*TASK GOAL*
Go through the listing below and list every line with "this".

##############################

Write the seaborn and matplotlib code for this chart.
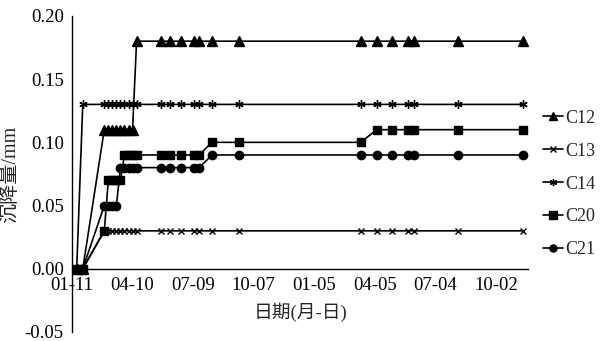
import pandas as pd
import matplotlib
matplotlib.use("Agg")
import matplotlib.pyplot as plt
import matplotlib.dates as mdates
from matplotlib.ticker import FormatStrFormatter
import seaborn as sns

sns.set_style("white")
plt.rcParams['font.family'] = ['Liberation Serif', 'Noto Sans CJK SC']
plt.rcParams['axes.unicode_minus'] = False

# measurement dates
dates = ["2008-01-18", "2008-01-27", "2008-02-28", "2008-03-05", "2008-03-11",
         "2008-03-17", "2008-03-23", "2008-03-29", "2008-04-04", "2008-04-10",
         "2008-04-16", "2008-05-22", "2008-06-05", "2008-06-21", "2008-07-11",
         "2008-07-18", "2008-08-06", "2008-09-15", "2009-03-15", "2009-04-08",
         "2009-04-30", "2009-05-24", "2009-06-02", "2009-08-06", "2009-11-11"]

c12 = [0.00, 0.00, 0.11, 0.11, 0.11, 0.11, 0.11, 0.11, 0.11, 0.11, 0.18, 0.18, 0.18,
       0.18, 0.18, 0.18, 0.18, 0.18, 0.18, 0.18, 0.18, 0.18, 0.18, 0.18, 0.18]
c13 = [0.00, 0.00, 0.03, 0.03, 0.03, 0.03, 0.03, 0.03, 0.03, 0.03, 0.03, 0.03, 0.03,
       0.03, 0.03, 0.03, 0.03, 0.03, 0.03, 0.03, 0.03, 0.03, 0.03, 0.03, 0.03]
c14 = [0.00, 0.13, 0.13, 0.13, 0.13, 0.13, 0.13, 0.13, 0.13, 0.13, 0.13, 0.13, 0.13,
       0.13, 0.13, 0.13, 0.13, 0.13, 0.13, 0.13, 0.13, 0.13, 0.13, 0.13, 0.13]
c20 = [0.00, 0.00, 0.03, 0.07, 0.07, 0.07, 0.07, 0.09, 0.09, 0.09, 0.09, 0.09, 0.09,
       0.09, 0.09, 0.09, 0.10, 0.10, 0.10, 0.11, 0.11, 0.11, 0.11, 0.11, 0.11]
c21 = [0.00, 0.00, 0.05, 0.05, 0.05, 0.05, 0.08, 0.08, 0.08, 0.08, 0.08, 0.08, 0.08,
       0.08, 0.08, 0.08, 0.09, 0.09, 0.09, 0.09, 0.09, 0.09, 0.09, 0.09, 0.09]

series = {"C12": c12, "C13": c13, "C14": c14, "C20": c20, "C21": c21}
markers = {"C12": "^", "C13": "x", "C14": (6, 2, 0), "C20": "s", "C21": "o"}
msizes = {"C12": 6.5, "C13": 5, "C14": 6, "C20": 6, "C21": 6}

x = pd.to_datetime(dates)

fig = plt.figure(figsize=(6.05, 3.41), dpi=100)
ax = fig.add_axes([0.119, 0.0264, 0.754, 0.927])

for name, vals in series.items():
    sns.lineplot(x=x, y=vals, ax=ax, color="black", lw=1.2, marker=markers[name],
                 markersize=msizes[name], markeredgecolor="black", markeredgewidth=1.0,
                 label=name)

start = pd.Timestamp("2008-01-11")
ticks = pd.date_range(start, periods=8, freq="90D")
ax.set_xticks(ticks)
ax.xaxis.set_major_formatter(mdates.DateFormatter("%m-%d"))
ax.set_xlim(start, start + pd.Timedelta(days=678))
ax.set_ylim(-0.05, 0.20)
ax.set_yticks([-0.05, 0.00, 0.05, 0.10, 0.15, 0.20])
ax.yaxis.set_major_formatter(FormatStrFormatter("%.2f"))

ax.spines["top"].set_visible(False)
ax.spines["right"].set_visible(False)
ax.spines["bottom"].set_position(("data", 0))
for s in ("left", "bottom"):
    ax.spines[s].set_color("black")
    ax.spines[s].set_linewidth(1.0)

ax.tick_params(axis="x", direction="in", length=4, width=1, labelsize=13.5, pad=6, colors="black")
ax.tick_params(axis="y", direction="out", length=4, width=1, labelsize=13.5, pad=2, colors="black")
ax.set_xlabel("日期(月-日)", fontsize=13.5, labelpad=6)
ax.set_ylabel("沉降量/mm", fontsize=14.5, labelpad=3)

ax.legend(loc="center left", bbox_to_anchor=(1.033, 0.468), frameon=False, fontsize=13,
          handlelength=1.1, handletextpad=0.1, labelspacing=0.88, borderpad=0, borderaxespad=0,
          markerscale=0.85)

fig.savefig("out.png", dpi=100)
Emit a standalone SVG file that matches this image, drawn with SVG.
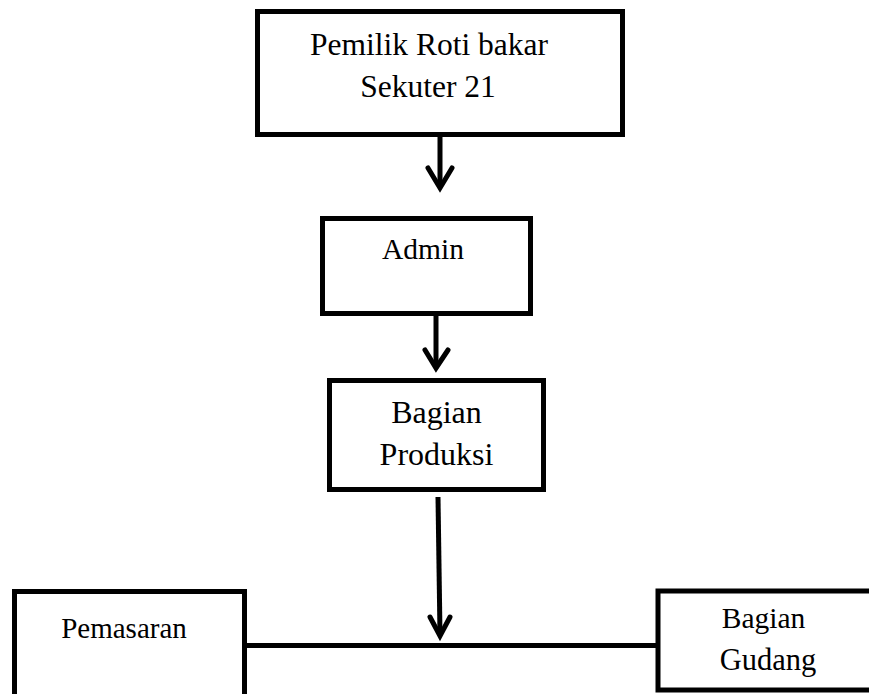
<svg xmlns="http://www.w3.org/2000/svg" width="869" height="694" viewBox="0 0 869 694">
<style>
.box{fill:#fff;stroke:#000;stroke-width:5}
.t{font-family:"Liberation Serif","Times New Roman",serif;fill:#000;text-anchor:middle}
.c{fill:none;stroke:#000;stroke-width:5}
.h{fill:none;stroke:#000;stroke-width:5;stroke-linecap:round;stroke-linejoin:miter}
</style>
<rect width="869" height="694" fill="#fff"/>
<g id="connectors">
<line class="c" x1="440" y1="137" x2="440" y2="186"/>
<polyline class="h" points="428,168 440,188 452,168"/>
<line class="c" x1="436" y1="316" x2="436" y2="366"/>
<polyline class="h" points="425,350 436,368 448,350"/>
<line class="c" x1="438" y1="497" x2="440" y2="634"/>
<polyline class="h" points="430,617 440,636 450,617"/>
<line class="c" x1="245" y1="645.5" x2="657" y2="645.5"/>
</g>
<g id="pemilik">
<rect class="box" x="257.5" y="11.5" width="365" height="123"/>
<text class="t" x="429" y="55" font-size="31.5">Pemilik Roti bakar</text>
<text class="t" x="428" y="97" font-size="31.5">Sekuter 21</text>
</g>
<g id="admin">
<rect class="box" x="322.5" y="218.5" width="208" height="95"/>
<text class="t" x="423" y="259" font-size="29.5">Admin</text>
</g>
<g id="produksi">
<rect class="box" x="329.5" y="380.5" width="214" height="109"/>
<text class="t" x="436.5" y="423" font-size="32">Bagian</text>
<text class="t" x="436.5" y="465" font-size="32">Produksi</text>
</g>
<g id="pemasaran">
<rect class="box" x="14.5" y="591.5" width="230" height="120"/>
<text class="t" x="124" y="638" font-size="29">Pemasaran</text>
</g>
<g id="gudang">
<rect class="box" x="658" y="591" width="240" height="99"/>
<text class="t" x="763.5" y="628" font-size="29.5">Bagian</text>
<text class="t" x="768" y="670" font-size="30.5">Gudang</text>
</g>
</svg>
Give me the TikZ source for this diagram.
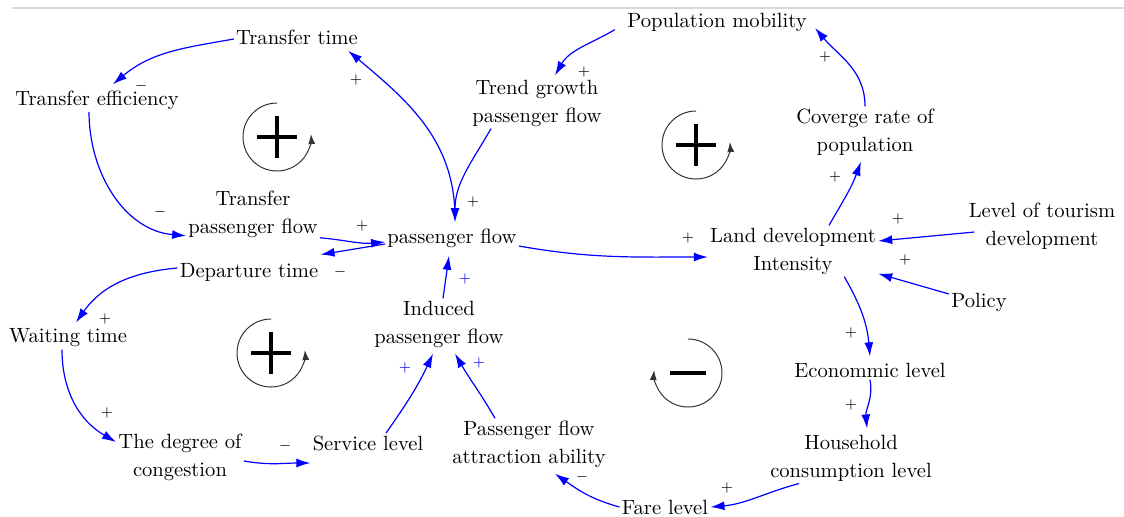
\documentclass[tikz,border=0pt]{standalone}
\usepackage{tikz}
\usetikzlibrary{arrows.meta,calc}
\tikzset{
  var/.style={align=center, inner sep=1pt, font=\fontsize{10.3}{14}\selectfont},
  link/.style={draw=blue, line width=0.6pt, -{Latex[length=7pt,width=4.5pt]}},
  sign/.style={inner sep=0pt, font=\scriptsize},
  loopc/.style={draw=black!80, line width=0.5pt, -{Latex[length=5pt,width=3.5pt]}},
  loopbar/.style={line width=2.4pt}
}
\def\posloop(#1){%
  \draw[loopc] ($(#1)+(0,34)$) arc (90:365:34);
  \draw[loopbar] ($(#1)+(-20,0)$) -- ($(#1)+(20,0)$);
  \draw[loopbar] ($(#1)+(0,-21)$) -- ($(#1)+(0,21)$);}
\def\negloop(#1){%
  \draw[loopc] ($(#1)+(0,34)$) arc (90:-185:34);
  \draw[loopbar] ($(#1)+(-18,0)$) -- ($(#1)+(18,0)$);}

\begin{document}
\begin{tikzpicture}[x=0.5pt, y=0.5pt]
		%%%%% START %%%%%
		\useasboundingbox (0,0) rectangle (1124,-516);
		\draw[gray!30, line width=0.6pt] (12,-8) -- (1124,-8);
		
		% variables
		\node[var] (tt) at (297,-37) {Transfer time};
		\node[var] (te) at (97,-100) {Transfer efficiency};
		\node[var] (tpf) at (253,-214) {Transfer\\passenger flow};
		\node[var] (pf) at (452,-238) {passenger flow};
		\node[var] (dt) at (249,-272) {Departure time};
		\node[var] (wt) at (68,-338) {Waiting time};
		\node[var] (doc) at (180,-457) {The degree of\\congestion};
		\node[var] (sl) at (368,-443) {Service level};
		\node[var] (ipf) at (439,-324) {Induced\\passenger flow};
		\node[var] (pfaa) at (529,-444) {Passenger flow\\attraction ability};
		\node[var] (tgpf) at (537,-103) {Trend growth\\passenger flow};
		\node[var] (pm) at (717,-22) {Population mobility};
		\node[var] (crp) at (865,-132) {Coverge rate of\\population};
		\node[var] (ldi) at (793,-251) {Land development\\Intensity};
		\node[var] (ltd) at (1042,-226) {Level of tourism\\development};
		\node[var] (pol) at (979,-302) {Policy};
		\node[var] (econ) at (870,-370) {Econommic level};
		\node[var] (hcl) at (851,-458) {Household\\consumption level};
		\node[var] (fare) at (665,-507) {Fare level};
		
		% links
		\draw[link] ([yshift=-1pt]tt.west) to[out=190,in=40] ([xshift=8pt,yshift=2pt]te.north);
		\draw[link] ([xshift=-4pt]te.south) to[out=-90,in=175] ([yshift=2pt]tpf.south west);
		\draw[link] ([yshift=1pt]tpf.south east) to[out=-5,in=185] ([yshift=-2pt]pf.west);
		\draw[link] ([yshift=-3pt]pf.west) -- ([yshift=3pt]dt.north east);
		\draw[link] ([yshift=2pt]dt.west) to[out=185,in=55] ([xshift=4pt,yshift=2pt]wt.north);
		\draw[link] ([xshift=-3pt]wt.south) to[out=-90,in=150] ([yshift=7.5pt]doc.west);
		\draw[link] ([yshift=-2pt]doc.east) to[out=-10,in=180] ([yshift=-10pt]sl.west);
		\draw[link] ([xshift=9pt]sl.north) to[out=55,in=-115] ([xshift=-3pt,yshift=-2pt]ipf.south);
		\draw[link] ([xshift=-17pt]pfaa.north) to[out=120,in=-60] ([xshift=8pt,yshift=-2pt]ipf.south);
		\draw[link] ([xshift=2pt]ipf.north) -- ([xshift=-1.5pt,yshift=-3pt]pf.south);
		\draw[link] ([xshift=1.5pt,yshift=4pt]pf.north) to[out=90,in=-40] ([xshift=-6pt,yshift=-2pt]tt.south east);
		\draw[link] ([xshift=-23pt]tgpf.south) to[out=-120,in=90] ([xshift=1.5pt,yshift=2pt]pf.north);
		\draw[link] ([xshift=-5pt,yshift=2pt]pm.south west) to[out=210,in=60] ([xshift=9pt,yshift=1pt]tgpf.north);
		\draw[link] (crp.north) to[out=90,in=-50] ([shift={(3pt,-3pt)}]pm.east);
		\draw[link] ([xshift=18pt]ldi.north) to[out=60,in=-110] ([xshift=-2pt,yshift=-2pt]crp.south);
		\draw[link] ([yshift=-4pt]pf.east) to[out=-10,in=180] ([yshift=-3pt]ldi.west);
		\draw[link] ([shift={(4pt,-3pt)}]ltd.west) -- ([yshift=5pt]ldi.east);
		\draw[link] ([yshift=4pt]pol.west) -- ([yshift=1.5pt]ldi.south east);
		\draw[link] ([xshift=-17pt]ldi.south east) to[out=-60,in=95] ([yshift=2pt]econ.north);
		\draw[link] (econ.south) to[out=-80,in=95] ([xshift=8pt,yshift=2pt]hcl.north);
		\draw[link] ([xshift=-26pt]hcl.south) to[out=195,in=5] (fare.east);
		\draw[link] (fare.west) to[out=165,in=-35] ([xshift=13pt,yshift=-2pt]pfaa.south);
		
		% polarities
		\foreach \px/\py [count=\i] in {356/80, 362/226, 105/319, 107/413, 473/202, 584/72, 825/57, 835/177, 688/238, 898/219, 905/260, 851/333, 851/405, 727/488}
			\node[sign] (p\i) at (\px,-\py) {$+$};
		\foreach \px/\py [count=\i] in {405/368, 479/363, 465/279}
			\node[sign, text=blue] (b\i) at (\px,-\py) {$+$};
		\foreach \px/\py [count=\i] in {141/86, 160/212, 340/272, 285/446, 582/477}
			\node[sign] (m\i) at (\px,-\py) {$-$};
		
		% loops
		\posloop(277,-137)
		\posloop(696,-145)
		\posloop(271,-353)
		\negloop(688,-373)
		%%%%% END %%%%%
\end{tikzpicture}
\end{document}
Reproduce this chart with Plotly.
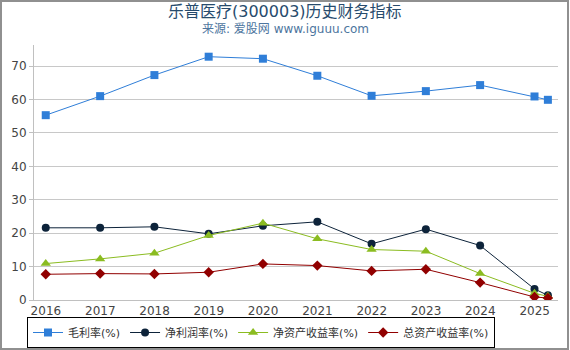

##############################

*ANSWER TO THE EXERCISE*
Write the seaborn and matplotlib code for this chart.
Emit a standalone SVG file that matches this image, drawn with SVG.
Give me the TikZ source for this diagram.
Reproduce this chart with Plotly.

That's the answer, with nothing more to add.